As the snow finally starts to clear from the higher level villages and roads, and the freezing-cold rain combines with the thawing ice to produce a mushy slush, clearly designed for either a slush-puppy manufacturer's mushy dream or an A & E consultant's nightmare, we learn car insurance claims are 60% higher than usual over the past three weeks.
It's news like that which really warms the rather chilly ice-cockles of the heart. And we know that car insurance companies - accompanied by all the other branches of the industry - are continuing their merry jape of goalpost moving, just when we think we've got it covered.
The latest jolly spiffing wheeze that they've introduced is to change the comprehensive policy into a...well, not quite so comprehensive policy. And this might be more than a little worrying for you. Yes, you...
For years, a comprehensive car policy had a number of 'standard' bits, one extremely useful aspect being that a comprehensive policy always covered you - third party only - to drive someone else's car.

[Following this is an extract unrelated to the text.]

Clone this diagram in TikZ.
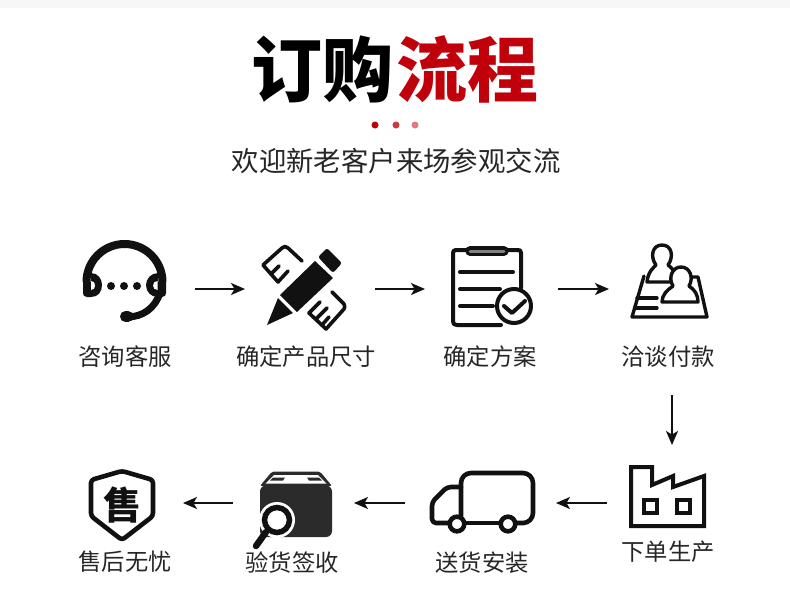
\documentclass[tikz,border=0pt]{standalone}
\usepackage{fontspec}
\usetikzlibrary{arrows.meta}
\setmainfont{Noto Sans CJK SC}
\newfontfamily\titlefont{Noto Sans CJK SC Black}
\definecolor{ink}{HTML}{111111}
\definecolor{dark}{HTML}{2B2B2B}
\definecolor{brand}{HTML}{C0000B}
\definecolor{band}{HTML}{F7F7F7}
\tikzset{
  iconbox/.style={inner sep=0pt,outer sep=0pt,minimum height=84pt},
  flow/.style={draw=ink,line width=1.5pt,-{Stealth[length=14pt,width=12pt,inset=3.5pt]}},
  caption/.style={inner sep=0pt,font=\fontsize{23.3}{25}\selectfont,text=black!85},
  ttl/.style={inner sep=0pt,font=\titlefont\fontsize{71}{74}\selectfont},
  ln/.style={draw=ink,line width=4pt,line cap=round,line join=round},
  ln3/.style={draw=ink,line width=3.4pt,line cap=round,line join=round},
}
\begin{document}
\begin{tikzpicture}[x=1pt,y=-1pt]
\useasboundingbox (0,0) rectangle (790,592);
\fill[white] (0,0) rectangle (790,592);
\fill[band] (0,0) rectangle (790,8);
% title
\node[ttl,text=black] (t1) at (322.5,69) {订购};
\node[ttl,text=brand] (t2) at (467.5,69) {流程};
\fill[brand] (375,125) circle (3.5);
\fill[brand!78!white] (396,125) circle (3.5);
\fill[brand!52!white] (415,125) circle (3.5);
\node[inner sep=0pt,font=\fontsize{27.4}{30}\selectfont,text=black!85] (sub) at (396,161) {欢迎新老客户来场参观交流};
% invisible icon boxes
\node[iconbox,minimum width=83pt] (consult) at (124.5,289) {};
\node[iconbox,minimum width=83pt] (size) at (303.5,289) {};
\node[iconbox,minimum width=80pt] (plan) at (493,289) {};
\node[iconbox,minimum width=80pt] (pay) at (672,289) {};
\node[iconbox,minimum width=80pt] (factory) at (672,503) {};
\node[iconbox,minimum width=105pt] (truck) at (482.5,503) {};
\node[iconbox,minimum width=84pt] (inspect) at (292,503) {};
\node[iconbox,minimum width=64pt] (shield) at (122,503) {};
% headset
\draw[ink,line width=8pt] (86.5,282) arc[start angle=180,end angle=360,radius=38];
\fill[ink] (83,282) -- (91,282) -- (91,273) .. controls (98,273) and (102,279) .. (102,285) .. controls (102,292) and (98,297) .. (91,297) -- (87,297) .. controls (84,297) and (83,295) .. (83,293) -- cycle;
\fill[white] (91,281) .. controls (94,281) and (95,283) .. (95,285.5) .. controls (95,288) and (94,290) .. (91,290) -- cycle;
\fill[ink] (166,282) -- (158,282) -- (158,273) .. controls (151,273) and (146,279) .. (146,285) .. controls (146,292) and (151,297) .. (158,297) -- (162,297) .. controls (165,297) and (166,295) .. (166,293) -- cycle;
\fill[white] (157.5,281) .. controls (155,281) and (153,283) .. (153,285.5) .. controls (153,288) and (155,290) .. (157.5,290) -- cycle;
\draw[ink,line width=7pt] (160,293) .. controls (155,308) and (143,317) .. (127,317);
\draw[ink,line width=11pt,line cap=round] (125.5,316.5) -- (128,316.5);
\foreach \px in {111,124,137} \fill[ink] (\px,286) circle (4);
% pencil and ruler
\draw[ln,line width=3.6pt] (302,261) -- (288,248) .. controls (286,246) and (284,246) .. (282,248) -- (263,265) -- (278,282) -- (288,271);
\draw[ln,line width=3.6pt] (271,274) -- (279,266);
\draw[ln,line width=3.6pt] (332,292) -- (344,304) .. controls (345,306) and (345,307) .. (344,309) -- (326,329) -- (309,313) -- (320,302);
\draw[ln,line width=3.6pt] (316,319) -- (327,308) (322,325) -- (329,317);
\fill[ink] (280,295) -- (315,261) -- (333,278) -- (297,312) -- cycle;
\fill[ink] (267,325) -- (278,298) -- (293,313) -- cycle;
\fill[ink,rounded corners=2.5pt] (318,257) -- (327,248) -- (342,263) -- (333,273) -- cycle;
% clipboard
\draw[ln] (521,288) -- (521,253) .. controls (521,250) and (520,250) .. (517,250) -- (456,250) .. controls (454,250) and (453,251) .. (453,253) -- (453,321) .. controls (453,324) and (454,325) .. (457,325) -- (501,325);
\draw[ink,line width=9.5pt,line cap=round] (470,251) -- (504,251);
\draw[black!50,line width=3pt,line cap=round] (470,251) -- (504,251);
\draw[ln] (460,272) -- (513,272) (460,289) -- (500,289) (460,306) -- (493,306);
\draw[ln,fill=white] (514,306) circle (17);
\draw[ln] (504,306) -- (512,313) -- (525,301);
% people at table
\draw[ln3] (644,276) -- (632,317) -- (707,317) -- (698,277) -- (690,277);
\draw[ln3] (637,298) -- (657,298) (635,308) -- (657,308);
\draw[ln3,fill=white] (647,282) .. controls (648,272) and (653,268) .. (656,265) .. controls (650,257) and (652,245) .. (662,245) .. controls (672,245) and (674,257) .. (668,265) .. controls (672,268) and (676,272) .. (677,282) -- cycle;
\draw[ln3,fill=white] (662,302) .. controls (662,295) and (667,290) .. (673,286) .. controls (668,278) and (672,267) .. (681,267) .. controls (690,267) and (694,278) .. (689,286) .. controls (695,290) and (698,295) .. (698,302) -- cycle;
% factory
\draw[ln,line cap=butt,line join=miter] (631,467) -- (652,467) -- (652,485) -- (673,476) -- (673,487) -- (704,476) -- (704,526) -- (631,526) -- cycle;
\draw[ln,line join=miter] (644,500) rectangle (657,513) (677,500) rectangle (690,513);
% truck
\draw[ln,line width=4.6pt,rounded corners=10pt] (461,516) -- (461,473) -- (533,473) -- (533,523) -- (515,523);
\draw[ln,line width=4.6pt] (465,523) -- (500,523);
\draw[ln,line width=4.6pt,rounded corners=4pt] (461,487) -- (447,487) -- (432,502) -- (432,523) -- (449,523);
\draw[ln,line width=4.6pt,fill=white] (457,524) circle (7.3) (508,524) circle (7.3);
% box and magnifier
\fill[dark,rounded corners=6pt] (260,485.5) -- (332,485.5) -- (332,537) -- (260,537) -- cycle;
\fill[dark,rounded corners=2pt] (260,486) -- (272,471.5) -- (320,471.5) -- (332,486) -- cycle;
\fill[white] (265.5,483.5) -- (274,475) -- (318,475) -- (326.5,483.5) -- cycle;
\fill[dark] (273,477.5) -- (285,477.5) -- (283,480.5) -- (270,480.5) -- cycle;
\fill[dark] (307,477.5) -- (319,477.5) -- (322,480.5) -- (309,480.5) -- cycle;
\fill[white] (277,520) circle (18);
\draw[ink,line width=5.5pt,fill=white] (277,520) circle (12.5);
\draw[ink,line width=6.5pt,line cap=round] (266,532) -- (256,546);
% shield
\draw[ln,line width=4.6pt,rounded corners=3pt] (122,471) -- (153,480) -- (153,516) -- (122,540) -- (91,516) -- (91,480) -- cycle;
\node[inner sep=0pt,font=\bfseries\fontsize{38}{39}\selectfont,text=ink] (shieldmark) at (122,505) {售};
% captions
\node[caption] (c1) at (125,357) {咨询客服};
\node[caption] (c2) at (306,357) {确定产品尺寸};
\node[caption] (c3) at (490,357) {确定方案};
\node[caption] (c4) at (668,357) {洽谈付款};
\node[caption] (c5) at (668,552) {下单生产};
\node[caption] (c6) at (482,563) {送货安装};
\node[caption] (c7) at (292,563) {验货签收};
\node[caption] (c8) at (125,562) {售后无忧};
% connectors
\draw[flow,shorten <=29pt,shorten >=17pt] (consult) -- (size);
\draw[flow,shorten <=30pt,shorten >=28pt] (size) -- (plan);
\draw[flow,shorten <=25pt,shorten >=23pt] (plan) -- (pay);
\draw[flow,shorten <=64pt,shorten >=16pt] (pay.south) -- (factory.north);
\draw[flow,shorten <=25pt,shorten >=21pt] (factory) -- (truck);
\draw[flow,shorten <=25pt,shorten >=20pt] (truck) -- (inspect);
\draw[flow,shorten <=17pt,shorten >=29pt] (inspect) -- (shield);
\end{tikzpicture}
\end{document}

It's been a feature of these polices since before they invented horses, so folk who routinely get a comprehensive policy have always been able to move someone's car legally - say, a friend or relative's, if they needed a hand. But last summer, they started changing that. Your new policy may well not cover you for driving anyone else's car.
Good companies (yes, there are a couple) make a point of bringing this to your attention very clearly, but not-so-good ones (there's a lot of them) aren't mentioning it very prominently so that - if you've renewed your policy in the last six months you may well not be covered.
This is part of a continuing trend to bring their costs down and heap more and more liability onto the already overburdened shoulders of the policyholder. But there's a more annoying fact: why call the policy 'comprehensive' when it's now anything but? Time the insurance companies started taking notice of their own blurbs, we think.